- GIVEN EXERCISE: Lines containing the string "with" are to be collected in full.

*****

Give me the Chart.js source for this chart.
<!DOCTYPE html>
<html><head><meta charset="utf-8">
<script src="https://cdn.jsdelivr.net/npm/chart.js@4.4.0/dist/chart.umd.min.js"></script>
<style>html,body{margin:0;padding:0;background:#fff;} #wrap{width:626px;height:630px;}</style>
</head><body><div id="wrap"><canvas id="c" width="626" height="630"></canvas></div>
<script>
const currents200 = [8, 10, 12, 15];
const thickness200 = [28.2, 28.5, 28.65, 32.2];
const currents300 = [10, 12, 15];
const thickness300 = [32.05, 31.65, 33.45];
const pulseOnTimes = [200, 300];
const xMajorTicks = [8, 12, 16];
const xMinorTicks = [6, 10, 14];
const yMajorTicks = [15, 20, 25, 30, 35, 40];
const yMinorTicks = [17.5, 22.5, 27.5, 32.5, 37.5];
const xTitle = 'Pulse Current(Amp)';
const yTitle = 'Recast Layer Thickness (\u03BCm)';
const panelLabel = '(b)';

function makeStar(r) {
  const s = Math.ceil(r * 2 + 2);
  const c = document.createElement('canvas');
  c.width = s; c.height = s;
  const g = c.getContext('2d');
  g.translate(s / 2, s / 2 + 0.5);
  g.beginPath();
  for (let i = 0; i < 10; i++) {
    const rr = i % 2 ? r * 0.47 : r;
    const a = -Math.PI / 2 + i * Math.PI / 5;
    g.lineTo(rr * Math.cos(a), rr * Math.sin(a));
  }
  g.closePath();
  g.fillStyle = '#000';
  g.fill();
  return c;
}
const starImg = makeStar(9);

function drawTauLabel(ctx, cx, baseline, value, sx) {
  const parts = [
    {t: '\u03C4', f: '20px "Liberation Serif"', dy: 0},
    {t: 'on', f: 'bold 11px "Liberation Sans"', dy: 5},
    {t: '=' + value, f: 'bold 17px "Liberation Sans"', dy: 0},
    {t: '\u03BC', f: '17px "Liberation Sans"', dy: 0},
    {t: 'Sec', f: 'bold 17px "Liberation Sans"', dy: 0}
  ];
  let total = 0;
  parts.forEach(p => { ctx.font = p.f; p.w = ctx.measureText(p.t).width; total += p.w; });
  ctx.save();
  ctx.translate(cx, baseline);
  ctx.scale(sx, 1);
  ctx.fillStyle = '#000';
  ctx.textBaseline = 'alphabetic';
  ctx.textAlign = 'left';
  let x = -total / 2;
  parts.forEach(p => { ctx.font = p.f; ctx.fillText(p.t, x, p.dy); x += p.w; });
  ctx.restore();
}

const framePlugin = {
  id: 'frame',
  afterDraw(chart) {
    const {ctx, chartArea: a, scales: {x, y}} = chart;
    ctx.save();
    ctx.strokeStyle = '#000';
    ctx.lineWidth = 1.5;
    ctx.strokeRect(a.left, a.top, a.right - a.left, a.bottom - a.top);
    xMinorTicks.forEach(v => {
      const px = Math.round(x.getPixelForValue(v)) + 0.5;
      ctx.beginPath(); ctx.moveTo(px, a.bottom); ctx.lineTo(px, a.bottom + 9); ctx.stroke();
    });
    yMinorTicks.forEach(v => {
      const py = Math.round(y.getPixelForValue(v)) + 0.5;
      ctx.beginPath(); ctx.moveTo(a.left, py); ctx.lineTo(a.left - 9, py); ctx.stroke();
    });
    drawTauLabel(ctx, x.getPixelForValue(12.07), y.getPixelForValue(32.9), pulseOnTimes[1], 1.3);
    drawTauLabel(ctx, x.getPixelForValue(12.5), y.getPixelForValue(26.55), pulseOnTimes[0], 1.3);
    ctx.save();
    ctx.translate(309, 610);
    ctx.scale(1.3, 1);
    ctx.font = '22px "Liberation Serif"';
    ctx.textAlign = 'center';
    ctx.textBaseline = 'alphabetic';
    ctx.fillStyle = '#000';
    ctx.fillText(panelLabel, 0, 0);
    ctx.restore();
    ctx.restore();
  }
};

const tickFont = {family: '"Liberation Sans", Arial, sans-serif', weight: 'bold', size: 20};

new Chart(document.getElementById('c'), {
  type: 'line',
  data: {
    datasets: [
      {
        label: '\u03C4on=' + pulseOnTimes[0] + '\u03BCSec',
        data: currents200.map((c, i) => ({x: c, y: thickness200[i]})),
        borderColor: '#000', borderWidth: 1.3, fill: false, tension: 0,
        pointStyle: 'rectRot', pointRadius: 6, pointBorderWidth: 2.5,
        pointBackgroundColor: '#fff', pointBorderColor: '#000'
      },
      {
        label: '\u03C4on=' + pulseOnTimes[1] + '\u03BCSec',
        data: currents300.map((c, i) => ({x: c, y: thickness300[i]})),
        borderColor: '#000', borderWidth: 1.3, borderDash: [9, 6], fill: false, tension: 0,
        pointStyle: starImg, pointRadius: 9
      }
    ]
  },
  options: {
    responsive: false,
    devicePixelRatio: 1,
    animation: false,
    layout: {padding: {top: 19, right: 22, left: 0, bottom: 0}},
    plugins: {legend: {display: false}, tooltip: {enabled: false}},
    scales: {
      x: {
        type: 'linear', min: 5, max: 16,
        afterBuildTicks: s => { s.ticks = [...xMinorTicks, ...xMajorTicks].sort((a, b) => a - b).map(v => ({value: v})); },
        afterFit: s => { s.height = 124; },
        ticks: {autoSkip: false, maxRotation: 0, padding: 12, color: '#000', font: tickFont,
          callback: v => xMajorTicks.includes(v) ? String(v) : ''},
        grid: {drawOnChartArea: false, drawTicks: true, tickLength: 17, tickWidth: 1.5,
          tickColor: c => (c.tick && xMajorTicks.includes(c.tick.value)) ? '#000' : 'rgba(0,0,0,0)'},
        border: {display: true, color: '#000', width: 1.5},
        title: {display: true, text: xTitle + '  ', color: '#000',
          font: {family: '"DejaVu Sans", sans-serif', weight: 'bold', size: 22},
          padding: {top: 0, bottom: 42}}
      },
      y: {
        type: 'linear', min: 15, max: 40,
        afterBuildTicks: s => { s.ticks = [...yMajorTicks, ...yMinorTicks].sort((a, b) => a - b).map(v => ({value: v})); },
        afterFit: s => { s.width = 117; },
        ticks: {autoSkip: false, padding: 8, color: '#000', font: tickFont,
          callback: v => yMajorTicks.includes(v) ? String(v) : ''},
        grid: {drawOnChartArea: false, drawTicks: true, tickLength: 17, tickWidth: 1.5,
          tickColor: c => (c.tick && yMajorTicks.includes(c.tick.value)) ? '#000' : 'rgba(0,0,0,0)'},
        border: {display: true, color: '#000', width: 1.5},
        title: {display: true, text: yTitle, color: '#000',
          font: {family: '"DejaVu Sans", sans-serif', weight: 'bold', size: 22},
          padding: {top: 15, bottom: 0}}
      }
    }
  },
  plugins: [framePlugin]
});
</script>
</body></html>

*****

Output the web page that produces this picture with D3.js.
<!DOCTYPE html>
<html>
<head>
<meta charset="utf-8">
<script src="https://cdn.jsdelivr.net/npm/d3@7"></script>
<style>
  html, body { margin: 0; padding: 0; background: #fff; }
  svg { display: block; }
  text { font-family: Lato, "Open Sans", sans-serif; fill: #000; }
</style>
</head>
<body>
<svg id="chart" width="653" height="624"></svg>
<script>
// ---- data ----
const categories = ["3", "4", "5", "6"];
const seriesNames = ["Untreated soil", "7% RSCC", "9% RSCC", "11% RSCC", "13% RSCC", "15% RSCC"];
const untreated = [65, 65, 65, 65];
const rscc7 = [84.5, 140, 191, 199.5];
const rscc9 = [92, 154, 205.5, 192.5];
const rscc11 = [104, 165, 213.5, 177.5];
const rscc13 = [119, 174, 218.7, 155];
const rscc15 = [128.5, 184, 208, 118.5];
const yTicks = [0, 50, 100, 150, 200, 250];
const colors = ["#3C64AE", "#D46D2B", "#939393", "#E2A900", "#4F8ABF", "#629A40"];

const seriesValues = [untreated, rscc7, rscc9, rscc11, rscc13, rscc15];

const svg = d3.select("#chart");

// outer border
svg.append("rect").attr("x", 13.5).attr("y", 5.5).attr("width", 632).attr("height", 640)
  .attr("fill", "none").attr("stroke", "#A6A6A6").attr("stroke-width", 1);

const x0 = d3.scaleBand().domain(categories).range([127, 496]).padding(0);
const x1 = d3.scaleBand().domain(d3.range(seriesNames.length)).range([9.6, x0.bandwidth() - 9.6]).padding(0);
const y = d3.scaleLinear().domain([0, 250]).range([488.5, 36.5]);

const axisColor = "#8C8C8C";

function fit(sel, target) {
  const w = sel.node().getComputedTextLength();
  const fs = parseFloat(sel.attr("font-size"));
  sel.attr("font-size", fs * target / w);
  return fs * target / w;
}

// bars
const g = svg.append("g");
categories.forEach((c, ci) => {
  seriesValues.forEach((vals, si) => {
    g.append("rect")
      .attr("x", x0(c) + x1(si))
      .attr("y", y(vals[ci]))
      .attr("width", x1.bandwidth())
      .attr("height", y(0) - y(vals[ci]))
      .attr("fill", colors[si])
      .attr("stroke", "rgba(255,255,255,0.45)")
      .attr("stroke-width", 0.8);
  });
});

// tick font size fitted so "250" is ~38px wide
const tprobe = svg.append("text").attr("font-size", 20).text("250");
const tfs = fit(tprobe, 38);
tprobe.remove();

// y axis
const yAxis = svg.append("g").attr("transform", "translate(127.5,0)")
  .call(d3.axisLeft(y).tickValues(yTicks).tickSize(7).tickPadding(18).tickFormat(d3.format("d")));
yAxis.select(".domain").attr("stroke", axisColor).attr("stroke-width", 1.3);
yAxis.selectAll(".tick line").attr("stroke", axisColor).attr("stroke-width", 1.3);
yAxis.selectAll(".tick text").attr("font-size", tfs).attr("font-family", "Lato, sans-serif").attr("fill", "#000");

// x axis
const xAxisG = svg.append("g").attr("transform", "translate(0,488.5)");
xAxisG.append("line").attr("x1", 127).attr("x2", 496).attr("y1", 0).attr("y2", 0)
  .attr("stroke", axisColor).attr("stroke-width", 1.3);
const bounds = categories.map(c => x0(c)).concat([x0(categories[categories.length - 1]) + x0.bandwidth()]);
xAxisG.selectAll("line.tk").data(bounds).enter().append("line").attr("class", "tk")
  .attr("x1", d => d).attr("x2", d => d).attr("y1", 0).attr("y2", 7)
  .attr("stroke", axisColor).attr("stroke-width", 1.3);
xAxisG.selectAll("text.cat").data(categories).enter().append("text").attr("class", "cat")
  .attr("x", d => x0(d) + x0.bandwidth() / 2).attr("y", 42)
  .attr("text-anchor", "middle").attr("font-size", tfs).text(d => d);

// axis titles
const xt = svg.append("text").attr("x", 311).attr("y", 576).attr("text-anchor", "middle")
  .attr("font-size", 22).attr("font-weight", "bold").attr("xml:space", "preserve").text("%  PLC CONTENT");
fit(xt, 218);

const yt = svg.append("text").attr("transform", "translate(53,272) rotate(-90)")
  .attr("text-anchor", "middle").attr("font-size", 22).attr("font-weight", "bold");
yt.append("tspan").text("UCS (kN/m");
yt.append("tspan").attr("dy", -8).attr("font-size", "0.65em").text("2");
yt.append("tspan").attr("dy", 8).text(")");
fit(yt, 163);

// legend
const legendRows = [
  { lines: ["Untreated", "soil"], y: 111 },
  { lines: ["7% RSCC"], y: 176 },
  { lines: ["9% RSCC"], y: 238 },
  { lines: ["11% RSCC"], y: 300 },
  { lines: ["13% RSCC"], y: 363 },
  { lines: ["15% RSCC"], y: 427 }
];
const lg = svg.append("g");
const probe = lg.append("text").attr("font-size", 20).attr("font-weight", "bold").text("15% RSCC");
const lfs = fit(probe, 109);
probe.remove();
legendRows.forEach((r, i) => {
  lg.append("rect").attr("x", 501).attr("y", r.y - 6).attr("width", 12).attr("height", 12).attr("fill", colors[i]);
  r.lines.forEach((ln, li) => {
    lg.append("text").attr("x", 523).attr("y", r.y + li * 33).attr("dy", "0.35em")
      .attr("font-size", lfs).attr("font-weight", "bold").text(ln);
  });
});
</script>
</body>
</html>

*****

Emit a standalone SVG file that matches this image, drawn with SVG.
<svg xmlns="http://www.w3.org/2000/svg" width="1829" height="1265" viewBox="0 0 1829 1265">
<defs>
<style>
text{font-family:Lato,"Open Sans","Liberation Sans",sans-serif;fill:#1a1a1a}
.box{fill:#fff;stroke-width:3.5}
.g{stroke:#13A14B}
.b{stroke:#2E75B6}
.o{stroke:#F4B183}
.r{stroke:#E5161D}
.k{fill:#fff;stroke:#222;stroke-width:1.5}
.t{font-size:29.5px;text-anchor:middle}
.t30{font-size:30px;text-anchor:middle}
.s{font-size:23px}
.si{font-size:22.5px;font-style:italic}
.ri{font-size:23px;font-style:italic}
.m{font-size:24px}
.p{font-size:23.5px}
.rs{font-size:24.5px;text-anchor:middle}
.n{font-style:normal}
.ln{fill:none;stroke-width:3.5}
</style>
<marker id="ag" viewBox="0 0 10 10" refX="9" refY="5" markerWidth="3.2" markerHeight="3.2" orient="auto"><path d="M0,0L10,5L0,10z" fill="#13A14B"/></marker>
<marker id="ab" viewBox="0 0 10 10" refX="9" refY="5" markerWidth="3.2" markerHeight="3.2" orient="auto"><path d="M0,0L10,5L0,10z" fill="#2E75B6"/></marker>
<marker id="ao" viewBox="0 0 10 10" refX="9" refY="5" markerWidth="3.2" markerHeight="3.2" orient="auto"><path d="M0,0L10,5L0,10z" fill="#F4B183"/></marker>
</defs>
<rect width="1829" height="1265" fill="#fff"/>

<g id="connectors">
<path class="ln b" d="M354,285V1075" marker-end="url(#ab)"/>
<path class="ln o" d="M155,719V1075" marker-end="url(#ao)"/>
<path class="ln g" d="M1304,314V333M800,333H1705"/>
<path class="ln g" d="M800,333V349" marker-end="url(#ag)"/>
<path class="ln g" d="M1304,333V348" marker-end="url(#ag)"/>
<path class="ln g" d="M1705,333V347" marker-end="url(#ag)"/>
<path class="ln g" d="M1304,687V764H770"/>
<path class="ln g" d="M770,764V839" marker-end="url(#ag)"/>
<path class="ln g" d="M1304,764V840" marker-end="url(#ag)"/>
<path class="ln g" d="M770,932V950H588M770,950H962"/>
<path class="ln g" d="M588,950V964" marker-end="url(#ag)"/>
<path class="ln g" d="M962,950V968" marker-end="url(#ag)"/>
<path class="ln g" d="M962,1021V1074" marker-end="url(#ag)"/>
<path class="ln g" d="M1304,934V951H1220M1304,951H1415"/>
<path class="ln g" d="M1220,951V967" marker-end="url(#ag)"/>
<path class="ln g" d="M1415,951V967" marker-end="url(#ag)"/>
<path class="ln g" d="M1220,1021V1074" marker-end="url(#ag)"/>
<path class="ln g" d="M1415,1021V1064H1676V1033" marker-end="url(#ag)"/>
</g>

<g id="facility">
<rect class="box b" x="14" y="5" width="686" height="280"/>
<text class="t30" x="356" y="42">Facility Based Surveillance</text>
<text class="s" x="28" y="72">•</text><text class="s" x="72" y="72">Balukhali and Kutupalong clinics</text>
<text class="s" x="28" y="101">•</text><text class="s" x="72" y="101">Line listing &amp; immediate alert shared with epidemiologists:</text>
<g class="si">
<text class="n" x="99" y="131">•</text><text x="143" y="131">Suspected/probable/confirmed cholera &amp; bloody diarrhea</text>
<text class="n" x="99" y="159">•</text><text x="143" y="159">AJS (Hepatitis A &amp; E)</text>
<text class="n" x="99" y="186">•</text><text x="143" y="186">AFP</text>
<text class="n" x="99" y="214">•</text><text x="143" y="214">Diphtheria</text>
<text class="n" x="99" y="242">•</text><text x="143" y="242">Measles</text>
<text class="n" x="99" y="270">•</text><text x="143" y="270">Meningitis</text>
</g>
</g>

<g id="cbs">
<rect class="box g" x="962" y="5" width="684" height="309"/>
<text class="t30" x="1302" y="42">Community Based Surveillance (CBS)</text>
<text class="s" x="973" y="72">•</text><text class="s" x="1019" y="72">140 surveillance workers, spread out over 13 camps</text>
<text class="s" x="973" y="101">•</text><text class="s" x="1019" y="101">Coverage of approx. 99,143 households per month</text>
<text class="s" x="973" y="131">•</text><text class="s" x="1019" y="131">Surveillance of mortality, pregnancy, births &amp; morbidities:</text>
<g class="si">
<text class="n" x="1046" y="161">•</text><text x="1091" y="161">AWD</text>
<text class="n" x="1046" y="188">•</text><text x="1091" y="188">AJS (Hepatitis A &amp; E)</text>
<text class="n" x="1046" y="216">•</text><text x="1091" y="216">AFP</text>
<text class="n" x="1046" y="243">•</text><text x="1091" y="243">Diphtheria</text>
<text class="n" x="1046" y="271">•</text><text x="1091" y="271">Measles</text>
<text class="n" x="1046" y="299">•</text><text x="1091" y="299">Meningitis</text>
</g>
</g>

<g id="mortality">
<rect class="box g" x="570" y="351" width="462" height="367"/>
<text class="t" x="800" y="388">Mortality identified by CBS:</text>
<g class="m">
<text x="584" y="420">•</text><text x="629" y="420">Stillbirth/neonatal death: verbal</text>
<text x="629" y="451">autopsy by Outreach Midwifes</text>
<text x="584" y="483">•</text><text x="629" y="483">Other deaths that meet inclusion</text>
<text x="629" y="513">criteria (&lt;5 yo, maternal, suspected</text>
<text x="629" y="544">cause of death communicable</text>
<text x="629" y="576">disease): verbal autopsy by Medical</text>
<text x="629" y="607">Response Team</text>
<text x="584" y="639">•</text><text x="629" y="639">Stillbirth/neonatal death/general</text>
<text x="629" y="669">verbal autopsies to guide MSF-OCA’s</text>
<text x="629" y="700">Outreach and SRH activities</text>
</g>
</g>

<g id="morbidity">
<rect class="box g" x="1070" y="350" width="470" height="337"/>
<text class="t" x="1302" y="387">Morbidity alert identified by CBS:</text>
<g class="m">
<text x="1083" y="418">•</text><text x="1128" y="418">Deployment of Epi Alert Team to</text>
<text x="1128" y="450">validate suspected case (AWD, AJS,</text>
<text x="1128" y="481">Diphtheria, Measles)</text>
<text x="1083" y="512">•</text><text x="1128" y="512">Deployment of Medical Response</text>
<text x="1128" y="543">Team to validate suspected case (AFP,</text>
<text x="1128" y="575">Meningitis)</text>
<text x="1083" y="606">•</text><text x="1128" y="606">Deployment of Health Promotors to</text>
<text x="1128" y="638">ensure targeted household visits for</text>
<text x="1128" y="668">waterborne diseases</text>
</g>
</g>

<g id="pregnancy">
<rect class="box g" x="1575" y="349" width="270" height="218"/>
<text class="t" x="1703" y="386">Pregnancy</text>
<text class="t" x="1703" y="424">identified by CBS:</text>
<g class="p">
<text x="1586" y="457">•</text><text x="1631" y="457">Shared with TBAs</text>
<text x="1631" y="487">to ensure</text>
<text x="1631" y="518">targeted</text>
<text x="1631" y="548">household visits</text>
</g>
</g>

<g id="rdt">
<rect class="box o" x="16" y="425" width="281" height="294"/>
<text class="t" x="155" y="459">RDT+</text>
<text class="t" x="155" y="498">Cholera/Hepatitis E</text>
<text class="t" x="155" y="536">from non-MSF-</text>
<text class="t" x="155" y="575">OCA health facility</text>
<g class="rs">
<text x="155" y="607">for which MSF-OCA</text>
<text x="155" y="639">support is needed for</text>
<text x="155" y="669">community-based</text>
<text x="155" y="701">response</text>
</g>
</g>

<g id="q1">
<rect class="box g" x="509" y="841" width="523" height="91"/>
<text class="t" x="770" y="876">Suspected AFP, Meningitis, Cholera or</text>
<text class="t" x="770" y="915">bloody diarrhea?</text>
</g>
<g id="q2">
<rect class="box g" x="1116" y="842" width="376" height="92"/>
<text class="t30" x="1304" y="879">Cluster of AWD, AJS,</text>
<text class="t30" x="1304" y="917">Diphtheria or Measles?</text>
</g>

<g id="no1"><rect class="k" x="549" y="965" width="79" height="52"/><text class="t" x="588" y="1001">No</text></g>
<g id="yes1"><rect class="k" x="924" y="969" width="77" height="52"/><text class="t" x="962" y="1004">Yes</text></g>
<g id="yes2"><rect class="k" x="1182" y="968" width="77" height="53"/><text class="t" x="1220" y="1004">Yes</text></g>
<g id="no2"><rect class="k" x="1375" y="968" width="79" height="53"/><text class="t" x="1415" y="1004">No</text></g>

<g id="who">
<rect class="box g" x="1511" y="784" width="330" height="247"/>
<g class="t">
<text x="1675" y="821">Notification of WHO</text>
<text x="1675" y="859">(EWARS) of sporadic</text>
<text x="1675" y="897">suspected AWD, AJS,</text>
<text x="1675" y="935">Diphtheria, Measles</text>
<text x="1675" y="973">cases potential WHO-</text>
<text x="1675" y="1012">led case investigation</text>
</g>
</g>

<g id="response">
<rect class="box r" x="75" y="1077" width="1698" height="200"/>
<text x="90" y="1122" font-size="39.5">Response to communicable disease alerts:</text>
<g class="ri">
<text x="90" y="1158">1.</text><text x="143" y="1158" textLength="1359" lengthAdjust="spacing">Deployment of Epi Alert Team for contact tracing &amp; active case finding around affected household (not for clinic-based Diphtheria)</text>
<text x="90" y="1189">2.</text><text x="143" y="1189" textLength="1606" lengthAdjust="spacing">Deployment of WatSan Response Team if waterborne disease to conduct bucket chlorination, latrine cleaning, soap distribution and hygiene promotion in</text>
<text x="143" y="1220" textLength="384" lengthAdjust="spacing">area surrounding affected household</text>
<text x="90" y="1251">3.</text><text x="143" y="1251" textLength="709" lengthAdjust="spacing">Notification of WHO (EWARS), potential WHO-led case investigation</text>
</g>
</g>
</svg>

*****

- ANSWER TO THE TASK:
Output the web page that produces this picture with D3.js.
Emit a standalone SVG file that matches this image, drawn with SVG.
<text class="s" x="28" y="101">•</text><text class="s" x="72" y="101">Line listing &amp; immediate alert shared with epidemiologists:</text>
<text x="1586" y="457">•</text><text x="1631" y="457">Shared with TBAs</text>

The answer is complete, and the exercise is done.